Ao contrário do que se diz ou tenta fazer crer, não há verdades maliciosamente escondidas nem coisas varridas para debaixo do tapete da nossa memória colectiva. A escravatura de gente africana foi parte integrante da expansão ultramarina dos portugueses. É incontestável que foi uma parte violenta, sombria, injusta, muitas vezes cruel, da expansão ultramarina dos povos europeus, na qual Portugal teve um iniludível papel, sendo politicamente responsável pelo transporte transatlântico de 4,5 milhões de escravos negros — e não de 6 milhões como a esquerda woke e os seus académicos querem fazer-nos crer. Dito isto é importante perceber e sublinhar que a escravatura é uma parte e não o todo da expansão ultramarina e que ela não resume nem simboliza essa expansão. As coisas têm a dimensão e a importância relativa que têm. Nem mais nem menos. Entre 1963 e 1971 o historiador Vitorino Magalhães Godinho publicou Os Descobrimentos e a Economia Mundial, uma grande obra historiográfica, uma daquelas que, nos actuais tempos das teses de doutoramento feitas à pressão ou pela porta do cavalo, já não se escrevem. A escravatura foi um capítulo dessa sua grande obra. Um capítulo num total de vinte e sete. Conceda-se que, de então para cá, a investigação histórica sobre a escravatura fez grandes avanços e não custa admitir que, se republicasse agora a sua obra-prima, Magalhães Godinho triplicaria ou quadruplicaria a atenção e a saliência dadas à escravatura. Dedicar-lhe-ia quatro capítulos, suponhamos, e vinte e seis a outros aspectos da história económica dos Descobrimentos.

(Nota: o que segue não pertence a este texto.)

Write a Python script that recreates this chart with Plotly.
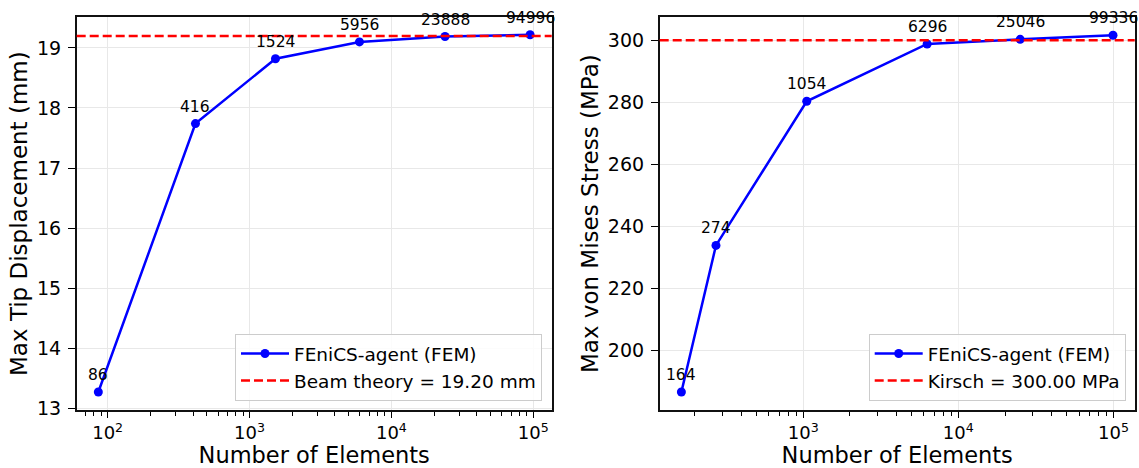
import numpy as np
import plotly.graph_objects as go

# ---- data ----
elems_disp = [86, 416, 1524, 5956, 23888, 94996]
tip_disp = [13.27, 17.74, 18.82, 19.10, 19.19, 19.22]
beam_theory = 19.20

elems_stress = [164, 274, 1054, 6296, 25046, 99336]
vm_stress = [186.5, 233.8, 280.3, 298.8, 300.3, 301.6]
kirsch = 300.00

x_tickvals = [1e2, 1e3, 1e4, 1e5]
x_ticktext = ["10<sup>2</sup>", "10<sup>3</sup>", "10<sup>4</sup>", "10<sup>5</sup>"]
y1_ticks = [13, 14, 15, 16, 17, 18, 19]
y2_ticks = [200, 220, 240, 260, 280, 300]

FONT = "DejaVu Sans"
BLUE = "#0000ff"
RED = "#ff0000"
W, H = 1139, 468
XTICK_FS = 18
YTICK_FS = 19
TITLE_FS = 22.5
ANN_FS = 15.5
LEG_FS = 18.5

fig = go.Figure()

fig.add_trace(go.Scatter(
    x=elems_disp, y=tip_disp, mode="lines+markers", name="FEniCS-agent (FEM)",
    line=dict(color=BLUE, width=2.5), marker=dict(color=BLUE, size=9),
    xaxis="x", yaxis="y", legend="legend"))
fig.add_trace(go.Scatter(
    x=elems_stress, y=vm_stress, mode="lines+markers", name="FEniCS-agent (FEM)",
    line=dict(color=BLUE, width=2.5), marker=dict(color=BLUE, size=9),
    xaxis="x2", yaxis="y2", legend="legend2"))

# reference lines as legend-enabled shapes
fig.add_shape(type="line", xref="x domain", yref="y", x0=0, x1=1, y0=beam_theory, y1=beam_theory,
              line=dict(color=RED, width=2.5, dash="9px,4px"), showlegend=True,
              name=f"Beam theory = {beam_theory:.2f} mm", legend="legend")
fig.add_shape(type="line", xref="x2 domain", yref="y2", x0=0, x1=1, y0=kirsch, y1=kirsch,
              line=dict(color=RED, width=2.5, dash="9px,4px"), showlegend=True,
              name=f"Kirsch = {kirsch:.2f} MPa", legend="legend2")

annotations = []
for xv, yv in zip(elems_disp, tip_disp):
    annotations.append(dict(x=np.log10(xv), y=yv, xref="x", yref="y", text=str(xv),
                            showarrow=False, yanchor="middle", yshift=17,
                            font=dict(family=FONT, size=ANN_FS, color="black")))
for xv, yv in zip(elems_stress, vm_stress):
    annotations.append(dict(x=np.log10(xv), y=yv, xref="x2", yref="y2", text=str(xv),
                            showarrow=False, yanchor="middle", yshift=17,
                            font=dict(family=FONT, size=ANN_FS, color="black")))

minor_vals = [m * 10 ** e for e in range(1, 6) for m in range(2, 10)]


def xaxis(domain, rng, anchor):
    return dict(
        type="log", domain=domain, range=rng, anchor=anchor,
        tickvals=x_tickvals, ticktext=x_ticktext,
        ticks="outside", ticklen=6, tickwidth=1.3, tickcolor="black",
        tickfont=dict(family=FONT, size=XTICK_FS, color="black"),
        showline=True, linecolor="#111111", linewidth=1.6, mirror=True,
        showgrid=True, gridcolor="#e8e8e8", gridwidth=1, zeroline=False,
        minor=dict(tickvals=minor_vals, ticks="outside", ticklen=4, tickwidth=1,
                   tickcolor="black", showgrid=False),
        title=dict(text="Number of Elements", font=dict(family=FONT, size=TITLE_FS, color="black"),
                   standoff=4),
        automargin=False)


def yaxis(domain, rng, anchor, ticks, title):
    return dict(
        domain=domain, range=rng, anchor=anchor, tickvals=ticks,
        ticks="outside", ticklen=7, tickwidth=1.3, tickcolor="black",
        tickfont=dict(family=FONT, size=YTICK_FS, color="black"), ticklabelstandoff=3,
        showline=True, linecolor="#111111", linewidth=1.6, mirror=True,
        showgrid=True, gridcolor="#e8e8e8", gridwidth=1, zeroline=False,
        title=dict(text=title, font=dict(family=FONT, size=23, color="black"), standoff=3),
        automargin=False)


ydom = [1 - 410 / H, 1 - 17.3 / H]
fig.update_layout(
    width=W, height=H, margin=dict(l=0, r=0, t=0, b=0),
    paper_bgcolor="white", plot_bgcolor="white",
    font=dict(family=FONT, color="black"),
    xaxis=xaxis([76.7 / W, 551.7 / W], [1.782, 5.130], "y"),
    yaxis=yaxis(ydom, [12.97, 19.51], "x", y1_ticks, "Max Tip Displacement (mm)"),
    xaxis2=xaxis([659.7 / W, 1134.7 / W], [2.075, 5.137], "y2"),
    yaxis2=yaxis(ydom, [180.7, 307.4], "x2", y2_ticks, "Max von Mises Stress (MPa)"),
    annotations=annotations,
    legend=dict(x=542 / W, y=1 - 401 / H, xanchor="right", yanchor="bottom",
                bgcolor="rgba(255,255,255,0.85)", bordercolor="#cccccc", borderwidth=1,
                itemwidth=48, font=dict(family=FONT, size=LEG_FS, color="black")),
    legend2=dict(x=1125.7 / W, y=1 - 401 / H, xanchor="right", yanchor="bottom",
                 bgcolor="rgba(255,255,255,0.85)", bordercolor="#cccccc", borderwidth=1,
                 itemwidth=48, font=dict(family=FONT, size=LEG_FS, color="black")),
)

fig.write_html("out.html")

É essa a dimensão e a proporção que devemos dar à escravatura no painel das nossas memórias sobre os séculos XV a XIX, e é bom que não percamos isso de vista porque os emotivos, tanto em Lagos como em qualquer outra parte, estarão sempre, a reboque das suas emoções e dos seus exageros, a puxar-nos muito para fora de pé.